Werkstoffwahl im Stahlbrückenbau
Bearbeitung: Frau Dr.-Ing. habil. Natalie Stranghöner
Habilitation: 2006
Kurzfassung
Im Rahmen der vorliegenden Arbeit wird die Entwicklung der Konzepte zur Werkstoffwahl zur Vermeidung von Sprödbruch im Stahlbau erläutert und aufgezeigt, wie die Stahlgütewahl mit modernen Konzepte durchzuführen ist.
Aufbauend auf der historischen Entwicklung der Stahlgütewahl wird mit einem kurzen Rückblick auf die Entstehung des Eisenbrückenbaus begonnen, bei dem deutlich wird, dass von Beginn an die Sprödigkeit des Materials ein wichtiges Thema bei den Konstrukteuren war. Mit der stetigen Weiterentwicklung der Stahlherstellung und der Umstellung der Nietung von Brücken auf Schweißung kam es in den 30er Jahren des 20. Jahrhunderts zu schweren Sprödbruch-Unfällen, die den Start zur Entwicklung von Stahlgütewahl-Konzepte gaben. Im Speziellen werden in diesem Zusammenhang die empirischen Konzepte von Klöppel und Bierett erläutert, auf denen die Stahlgütewahl in den nationalen Normen und Richtlinien bis vor kurzem immer noch beruhte. Die Hintergründe dieser Konzepte werden dargelegt. Weiterhin werden die ersten Überlegungen zur Entwicklung eines Übergangs-Temperatur-Konzeptes nach Rühl vorgestellt.
Daran schließt sich die Vorstellung des europäischen Sprödbruchkonzeptes an. Im Rahmen der europäischen Harmonisierung der unterschiedlichen nationalen Regelwerke sind drei aufeinander aufbauende Entwicklungsstufen des europäischen Sprödbruchkonzeptes zu verzeichnen. Der Anhang C DIN V ENV 1993-1-1:1993-04, der Anhang C der ENV 1993-2:1997 und die prEN 1993-1-10:2003-09. Auf alle drei Konzepte wird detailliert eingegangen.

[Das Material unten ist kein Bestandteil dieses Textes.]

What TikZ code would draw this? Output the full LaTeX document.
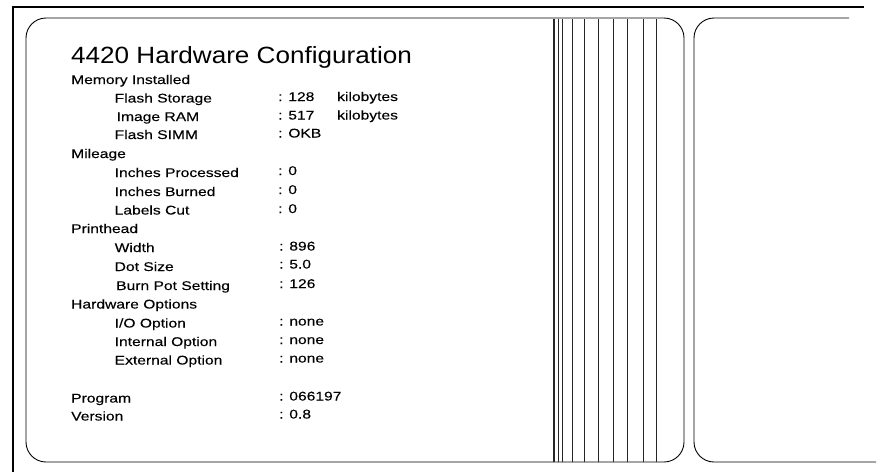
\documentclass[tikz,border=0pt]{standalone}
\usepackage{fontspec}
\setmainfont{Liberation Sans}
\newfontfamily\bodyfont[FakeStretch=1.24,FakeBold=0.15]{Liberation Sans}
\newfontfamily\titlefont[FakeStretch=1.11]{Liberation Sans}
\begin{document}
\begin{tikzpicture}[x=1pt,y=-1pt,
  txt/.style={anchor=base west,inner sep=0pt,font=\bodyfont\fontsize{12.6}{14}\selectfont,text=black},
  ttl/.style={anchor=base west,inner sep=0pt,font=\titlefont\fontsize{23.5}{27}\selectfont,text=black},
  frame/.style={line width=2.4pt,black},
  panel/.style={line width=0.9pt,black,rounded corners=20pt},
  stripe/.style={line width=0.8pt,black!85}]
\useasboundingbox (0,0) rectangle (889,472);
% outer frame
\draw[frame] (864,7) -- (13,7) -- (13,472);
% panels
\draw[panel] (26,18) rectangle (684,462);
\draw[panel] (849,18) -- (694,18) -- (694,462) -- (876,462);
% stripes
\foreach \x in {553,554.6,558,562.5,572,584,598,613,627,643,656}
  \draw[stripe] (\x,19) -- (\x,461.5);
% title
\node[ttl] (title) at (71,63.5) {4420 Hardware Configuration};
% memory
\node[txt] (mem) at (71,84) {Memory Installed};
\node[txt] (fs) at (114.5,102.5) {Flash Storage};
\node[txt] (fsv) at (278,101) {: 128};
\node[txt] (fsk) at (337,101) {kilobytes};
\node[txt] (ir) at (116.5,121) {Image RAM};
\node[txt] (irv) at (278,119.5) {: 517};
\node[txt] (irk) at (337,119.5) {kilobytes};
\node[txt] (sim) at (114.5,139) {Flash SIMM};
\node[txt] (simv) at (278,137.5) {: OKB};
% mileage
\node[txt] (mil) at (71,158) {Mileage};
\node[txt] (ip) at (114.5,177) {Inches Processed};
\node[txt] (ipv) at (278,175) {: 0};
\node[txt] (ib) at (114.5,196) {Inches Burned};
\node[txt] (ibv) at (278,194) {: 0};
\node[txt] (lc) at (114.5,214.5) {Labels Cut};
\node[txt] (lcv) at (278,213) {: 0};
% printhead
\node[txt] (ph) at (71,233) {Printhead};
\node[txt] (wd) at (114.5,252) {Width};
\node[txt] (wdv) at (279,250.5) {: 896};
\node[txt] (ds) at (114.5,271) {Dot Size};
\node[txt] (dsv) at (279,268.5) {: 5.0};
\node[txt] (bp) at (116,290) {Burn Pot Setting};
\node[txt] (bpv) at (279,288) {: 126};
% hardware options
\node[txt] (ho) at (71,308.5) {Hardware Options};
\node[txt] (io) at (114.5,327.5) {I/O Option};
\node[txt] (iov) at (279,325.5) {: none};
\node[txt] (io2) at (114.5,346) {Internal Option};
\node[txt] (io2v) at (279,344) {: none};
\node[txt] (eo) at (114.5,364.5) {External Option};
\node[txt] (eov) at (279,362.5) {: none};
% program
\node[txt] (pr) at (71,402.5) {Program};
\node[txt] (prv) at (279,400.5) {: 066197};
\node[txt] (ve) at (71,420.5) {Version};
\node[txt] (vev) at (279,418.5) {: 0.8};
\end{tikzpicture}
\end{document}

Es wird verdeutlicht, wie die europäische Methode zur Sprödbruchbemessung sowohl an Prüfergebnisse mit Großproben als auch an bisherige internationale, normative Regelungen und Erfahrungen angepasst wurde, um als zuverlässiges Berechnungsverfahren zu dienen.
Auf nationaler Ebene wurde die DASt-Ri 009:1973-04 zunächst auf Basis des Anhangs C der ENV 1993-2:1997 überarbeitet und als Entwurf der DASt-Ri 009:1998-09 veröffentlicht. Hierauf und auf den letzten Entwurf der DASt-Ri 099:2004-04, der an die prEN 1993-1-10:2003-09 angepasst wurde, wird ebenfalls eingegangen.
Da der Aufschweißbiegeversuch als Kriterium der Schweißeignung nur nationale Bedeutung hat und europäisch nicht zu vereinheitlichen ist, werde Wege aufgezeigt, wie die Aussagekraft des Aufschweißbiegeversuches durch ein adäquates Prüfverfahren zu ersetzen ist. Hierbei werden mögliche Korrelationen des Aufschweißbiegeversuches als Hochlagenkriterium zum einen mit dem Kerbschlagbiegeversuch im Tieflagenbereich und zum anderen mit den Werkzeugen des neu entwickelten europäischen Sprödbruchkonzeptes beschrieben. Grundlage dieser Ausführungen sind erste Pilotuntersuchungen am Institut für Eisenhüttenkunde der RWTH Aachen aus den Jahren 1995/1996 und ein Forschungsvorhaben gefördert durch die Bundesanstalt für Straßenwesen, das durch eine Ringuntersuchung von Mitgliedswerken des VDEh-Stahlinstitutes ergänzt wurde.